→ CHALLENGE:
Set the listing down unchanged, minus every embedded image.

→ STORED DATA:

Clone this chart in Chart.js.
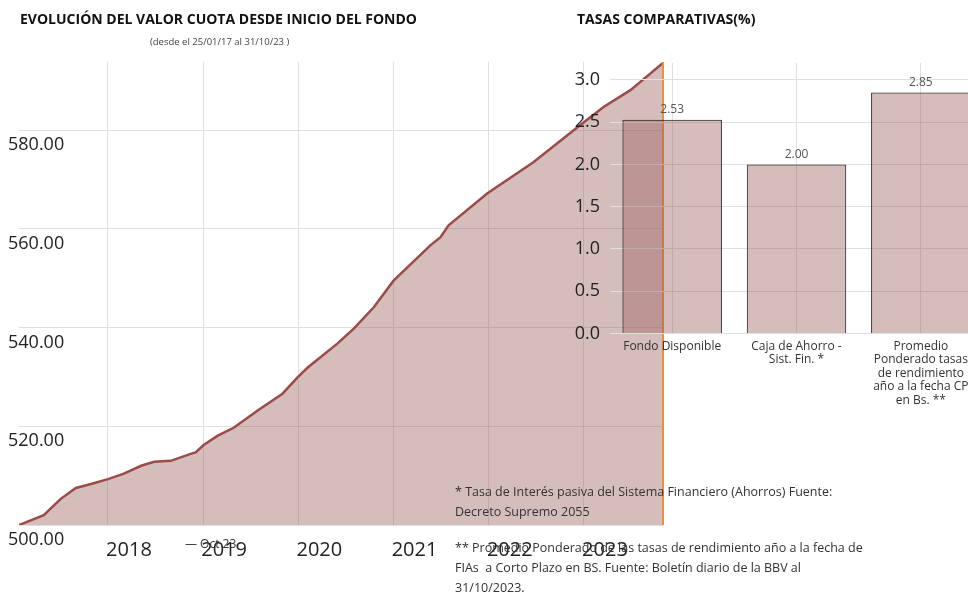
<!DOCTYPE html>
<html>
<head>
<meta charset="utf-8">
<script src="https://cdn.jsdelivr.net/npm/chart.js@4.4.1/dist/chart.umd.min.js"></script>
<style>
  body { margin: 0; width: 968px; height: 594px; overflow: hidden; position: relative; background: #fff; font-family: "Open Sans", sans-serif; color: #222; }
  canvas { position: absolute; top: 0; }
  #lineChart { left: 0; }
  #barChart { left: 566px; }
  .txt { position: absolute; white-space: nowrap; }
  .title { font-weight: 700; font-size: 14px; top: 9px; color: #111; }
  .sub { font-size: 9.5px; left: 150px; top: 35px; color: #444; }
  .legend { font-size: 12px; left: 185px; top: 535px; color: #333; }
  .notes { left: 455px; top: 482px; font-size: 12.5px; line-height: 20px; color: #333; }
  .notes p { margin: 0 0 16px 0; }
</style>
</head>
<body>
<canvas id="lineChart" width="968" height="594"></canvas>
<canvas id="barChart" width="417" height="594"></canvas>

<div class="txt title" style="left:20px">EVOLUCIÓN DEL VALOR CUOTA DESDE INICIO DEL FONDO</div>
<div class="txt sub">(desde el 25/01/17 al 31/10/23 )</div>
<div class="txt title" style="left:577px">TASAS COMPARATIVAS(%)</div>
<div class="txt legend">— Oct 23</div>
<div class="txt notes">
  <p>* Tasa de Interés pasiva del Sistema Financiero (Ahorros) Fuente:<br>Decreto Supremo 2055</p>
  <p>** Promedio Ponderado de las tasas de rendimiento año a la fecha de<br>FIAs&nbsp; a Corto Plazo en BS. Fuente: Boletín diario de la BBV al<br>31/10/2023.</p>
</div>

<script>
// valor cuota
const dates = [
  "2017-01-25", "2017-04-30", "2017-07-04", "2017-08-31", "2017-10-28",
  "2018-01-01", "2018-03-03", "2018-05-08", "2018-06-27", "2018-08-30",
  "2018-11-14", "2018-12-03", "2019-01-03", "2019-02-26", "2019-04-28",
  "2019-07-29", "2019-11-01", "2019-12-29", "2020-02-06", "2020-05-31",
  "2020-08-01", "2020-10-17", "2021-01-01", "2021-05-23", "2021-06-30",
  "2021-07-31", "2021-12-27", "2022-06-21", "2022-12-07", "2023-03-17",
  "2023-06-28", "2023-10-31"
]
const valores = [
  500.0, 502.0, 505.3, 507.5, 508.3,
  509.3, 510.4, 512.0, 512.8, 513.0,
  514.4, 514.7, 516.2, 518.1, 519.7,
  523.2, 526.6, 529.9, 531.9, 536.8,
  539.8, 544.1, 549.5, 556.7, 558.3,
  560.7, 567.2, 573.5, 580.6, 584.7,
  588.1, 593.6
]
const yearTicks = [2018, 2019, 2020, 2021, 2022, 2023]
const valueTicks = [500, 520, 540, 560, 580]

// tasas comparativas
const tasaLabels = [
  "Fondo Disponible",
  ["Caja de Ahorro -", "Sist. Fin. *"],
  ["Promedio", "Ponderado tasas", "de rendimiento", "año a la fecha CP", "en Bs. **"]
]
const tasas = [2.53, 2.00, 2.85]
const tasaTicks = [0, 0.5, 1.0, 1.5, 2.0, 2.5, 3.0]

const fillColor = "rgba(151, 90, 88, 0.4)"
const lineColor = "#9b4b49"
const gridColor = "#e0e0e0"

function toYear(s) {
  const [y, m, d] = s.split("-").map(Number)
  const start = Date.UTC(y, 0, 1)
  const end = Date.UTC(y + 1, 0, 1)
  return y + (Date.UTC(y, m - 1, d) - start) / (end - start)
}

Chart.defaults.font.family = "'Open Sans', sans-serif"
Chart.defaults.animation = false

const endLine = {
  id: "endLine",
  afterDatasetsDraw(chart) {
    const pts = chart.getDatasetMeta(0).data
    const x = pts[pts.length - 1].x
    const { top, bottom } = chart.chartArea
    const ctx = chart.ctx
    ctx.save()
    ctx.strokeStyle = "#e8903f"
    ctx.lineWidth = 2
    ctx.beginPath()
    ctx.moveTo(x, top)
    ctx.lineTo(x, bottom)
    ctx.stroke()
    ctx.restore()
  }
}

new Chart(document.getElementById("lineChart"), {
  type: "line",
  data: {
    datasets: [{
      label: "Oct 23",
      data: dates.map((d, i) => ({ x: toYear(d), y: valores[i] })),
      borderColor: lineColor,
      borderWidth: 2.5,
      backgroundColor: fillColor,
      fill: "start",
      pointRadius: 0,
      tension: 0
    }]
  },
  options: {
    responsive: false,
    layout: { padding: { left: 19, right: 305, top: 62, bottom: 19 } },
    plugins: { legend: { display: false }, tooltip: { enabled: false } },
    scales: {
      x: {
        type: "linear",
        min: toYear(dates[0]),
        max: toYear(dates[dates.length - 1]),
        afterBuildTicks: s => { s.ticks = yearTicks.map(v => ({ value: v })) },
        grid: { color: gridColor, drawTicks: false },
        border: { display: false },
        ticks: {
          callback: v => String(v),
          font: { size: 20 },
          color: "#222",
          padding: 13,
          labelOffset: 21,
          maxRotation: 0
        }
      },
      y: {
        min: 500,
        max: 593.8,
        afterBuildTicks: s => { s.ticks = valueTicks.map(v => ({ value: v })) },
        afterFit: s => { s.width = 0 },
        grid: { color: gridColor, drawTicks: false },
        border: { display: false },
        ticks: {
          mirror: true,
          padding: -11,
          labelOffset: 15,
          callback: v => v.toFixed(2),
          font: { size: 18 },
          color: "#222"
        }
      }
    }
  },
  plugins: [endLine]
})

const barValues = {
  id: "barValues",
  afterDatasetsDraw(chart) {
    const ctx = chart.ctx
    ctx.save()
    ctx.font = "12px 'Open Sans', sans-serif"
    ctx.fillStyle = "#555"
    ctx.textAlign = "center"
    ctx.textBaseline = "middle"
    chart.getDatasetMeta(0).data.forEach((bar, i) => {
      ctx.fillText(tasas[i].toFixed(2), bar.x, bar.y - 10)
    })
    ctx.restore()
  }
}

new Chart(document.getElementById("barChart"), {
  type: "bar",
  data: {
    labels: tasaLabels,
    datasets: [{
      data: tasas,
      backgroundColor: fillColor,
      borderColor: "#222",
      borderWidth: 1,
      categoryPercentage: 0.8,
      barPercentage: 1
    }]
  },
  options: {
    responsive: false,
    layout: { padding: { top: 63, bottom: 181 } },
    plugins: { legend: { display: false }, tooltip: { enabled: false } },
    scales: {
      x: {
        grid: { color: gridColor, offset: false, drawTicks: false },
        border: { display: false },
        ticks: {
          font: { size: 12, lineHeight: 1.125 },
          color: "#333",
          padding: 6,
          maxRotation: 0,
          autoSkip: false
        }
      },
      y: {
        min: 0,
        max: 3.2,
        afterBuildTicks: s => { s.ticks = tasaTicks.map(v => ({ value: v })) },
        afterFit: s => { s.width = 44 },
        grid: { color: gridColor, drawTicks: false },
        border: { display: false },
        ticks: {
          callback: v => v.toFixed(1),
          font: { size: 18 },
          color: "#222",
          padding: 10
        }
      }
    }
  },
  plugins: [barValues]
})
</script>
</body>
</html>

→ COMPLETE OUTPUT:
Clone this chart in Chart.js.
<!DOCTYPE html>
<html>
<head>
<meta charset="utf-8">
<script src="https://cdn.jsdelivr.net/npm/chart.js@4.4.1/dist/chart.umd.min.js"></script>
<style>
  body { margin: 0; width: 968px; height: 594px; overflow: hidden; position: relative; background: #fff; font-family: "Open Sans", sans-serif; color: #222; }
  canvas { position: absolute; top: 0; }
  #lineChart { left: 0; }
  #barChart { left: 566px; }
  .txt { position: absolute; white-space: nowrap; }
  .title { font-weight: 700; font-size: 14px; top: 9px; color: #111; }
  .sub { font-size: 9.5px; left: 150px; top: 35px; color: #444; }
  .legend { font-size: 12px; left: 185px; top: 535px; color: #333; }
  .notes { left: 455px; top: 482px; font-size: 12.5px; line-height: 20px; color: #333; }
  .notes p { margin: 0 0 16px 0; }
</style>
</head>
<body>
<canvas id="lineChart" width="968" height="594"></canvas>
<canvas id="barChart" width="417" height="594"></canvas>

<div class="txt title" style="left:20px">EVOLUCIÓN DEL VALOR CUOTA DESDE INICIO DEL FONDO</div>
<div class="txt sub">(desde el 25/01/17 al 31/10/23 )</div>
<div class="txt title" style="left:577px">TASAS COMPARATIVAS(%)</div>
<div class="txt legend">— Oct 23</div>
<div class="txt notes">
  <p>* Tasa de Interés pasiva del Sistema Financiero (Ahorros) Fuente:<br>Decreto Supremo 2055</p>
  <p>** Promedio Ponderado de las tasas de rendimiento año a la fecha de<br>FIAs&nbsp; a Corto Plazo en BS. Fuente: Boletín diario de la BBV al<br>31/10/2023.</p>
</div>

<script>
// valor cuota
const dates = [
  "2017-01-25", "2017-04-30", "2017-07-04", "2017-08-31", "2017-10-28",
  "2018-01-01", "2018-03-03", "2018-05-08", "2018-06-27", "2018-08-30",
  "2018-11-14", "2018-12-03", "2019-01-03", "2019-02-26", "2019-04-28",
  "2019-07-29", "2019-11-01", "2019-12-29", "2020-02-06", "2020-05-31",
  "2020-08-01", "2020-10-17", "2021-01-01", "2021-05-23", "2021-06-30",
  "2021-07-31", "2021-12-27", "2022-06-21", "2022-12-07", "2023-03-17",
  "2023-06-28", "2023-10-31"
]
const valores = [
  500.0, 502.0, 505.3, 507.5, 508.3,
  509.3, 510.4, 512.0, 512.8, 513.0,
  514.4, 514.7, 516.2, 518.1, 519.7,
  523.2, 526.6, 529.9, 531.9, 536.8,
  539.8, 544.1, 549.5, 556.7, 558.3,
  560.7, 567.2, 573.5, 580.6, 584.7,
  588.1, 593.6
]
const yearTicks = [2018, 2019, 2020, 2021, 2022, 2023]
const valueTicks = [500, 520, 540, 560, 580]

// tasas comparativas
const tasaLabels = [
  "Fondo Disponible",
  ["Caja de Ahorro -", "Sist. Fin. *"],
  ["Promedio", "Ponderado tasas", "de rendimiento", "año a la fecha CP", "en Bs. **"]
]
const tasas = [2.53, 2.00, 2.85]
const tasaTicks = [0, 0.5, 1.0, 1.5, 2.0, 2.5, 3.0]

const fillColor = "rgba(151, 90, 88, 0.4)"
const lineColor = "#9b4b49"
const gridColor = "#e0e0e0"

function toYear(s) {
  const [y, m, d] = s.split("-").map(Number)
  const start = Date.UTC(y, 0, 1)
  const end = Date.UTC(y + 1, 0, 1)
  return y + (Date.UTC(y, m - 1, d) - start) / (end - start)
}

Chart.defaults.font.family = "'Open Sans', sans-serif"
Chart.defaults.animation = false

const endLine = {
  id: "endLine",
  afterDatasetsDraw(chart) {
    const pts = chart.getDatasetMeta(0).data
    const x = pts[pts.length - 1].x
    const { top, bottom } = chart.chartArea
    const ctx = chart.ctx
    ctx.save()
    ctx.strokeStyle = "#e8903f"
    ctx.lineWidth = 2
    ctx.beginPath()
    ctx.moveTo(x, top)
    ctx.lineTo(x, bottom)
    ctx.stroke()
    ctx.restore()
  }
}

new Chart(document.getElementById("lineChart"), {
  type: "line",
  data: {
    datasets: [{
      label: "Oct 23",
      data: dates.map((d, i) => ({ x: toYear(d), y: valores[i] })),
      borderColor: lineColor,
      borderWidth: 2.5,
      backgroundColor: fillColor,
      fill: "start",
      pointRadius: 0,
      tension: 0
    }]
  },
  options: {
    responsive: false,
    layout: { padding: { left: 19, right: 305, top: 62, bottom: 19 } },
    plugins: { legend: { display: false }, tooltip: { enabled: false } },
    scales: {
      x: {
        type: "linear",
        min: toYear(dates[0]),
        max: toYear(dates[dates.length - 1]),
        afterBuildTicks: s => { s.ticks = yearTicks.map(v => ({ value: v })) },
        grid: { color: gridColor, drawTicks: false },
        border: { display: false },
        ticks: {
          callback: v => String(v),
          font: { size: 20 },
          color: "#222",
          padding: 13,
          labelOffset: 21,
          maxRotation: 0
        }
      },
      y: {
        min: 500,
        max: 593.8,
        afterBuildTicks: s => { s.ticks = valueTicks.map(v => ({ value: v })) },
        afterFit: s => { s.width = 0 },
        grid: { color: gridColor, drawTicks: false },
        border: { display: false },
        ticks: {
          mirror: true,
          padding: -11,
          labelOffset: 15,
          callback: v => v.toFixed(2),
          font: { size: 18 },
          color: "#222"
        }
      }
    }
  },
  plugins: [endLine]
})

const barValues = {
  id: "barValues",
  afterDatasetsDraw(chart) {
    const ctx = chart.ctx
    ctx.save()
    ctx.font = "12px 'Open Sans', sans-serif"
    ctx.fillStyle = "#555"
    ctx.textAlign = "center"
    ctx.textBaseline = "middle"
    chart.getDatasetMeta(0).data.forEach((bar, i) => {
      ctx.fillText(tasas[i].toFixed(2), bar.x, bar.y - 10)
    })
    ctx.restore()
  }
}

new Chart(document.getElementById("barChart"), {
  type: "bar",
  data: {
    labels: tasaLabels,
    datasets: [{
      data: tasas,
      backgroundColor: fillColor,
      borderColor: "#222",
      borderWidth: 1,
      categoryPercentage: 0.8,
      barPercentage: 1
    }]
  },
  options: {
    responsive: false,
    layout: { padding: { top: 63, bottom: 181 } },
    plugins: { legend: { display: false }, tooltip: { enabled: false } },
    scales: {
      x: {
        grid: { color: gridColor, offset: false, drawTicks: false },
        border: { display: false },
        ticks: {
          font: { size: 12, lineHeight: 1.125 },
          color: "#333",
          padding: 6,
          maxRotation: 0,
          autoSkip: false
        }
      },
      y: {
        min: 0,
        max: 3.2,
        afterBuildTicks: s => { s.ticks = tasaTicks.map(v => ({ value: v })) },
        afterFit: s => { s.width = 44 },
        grid: { color: gridColor, drawTicks: false },
        border: { display: false },
        ticks: {
          callback: v => v.toFixed(1),
          font: { size: 18 },
          color: "#222",
          padding: 10
        }
      }
    }
  },
  plugins: [barValues]
})
</script>
</body>
</html>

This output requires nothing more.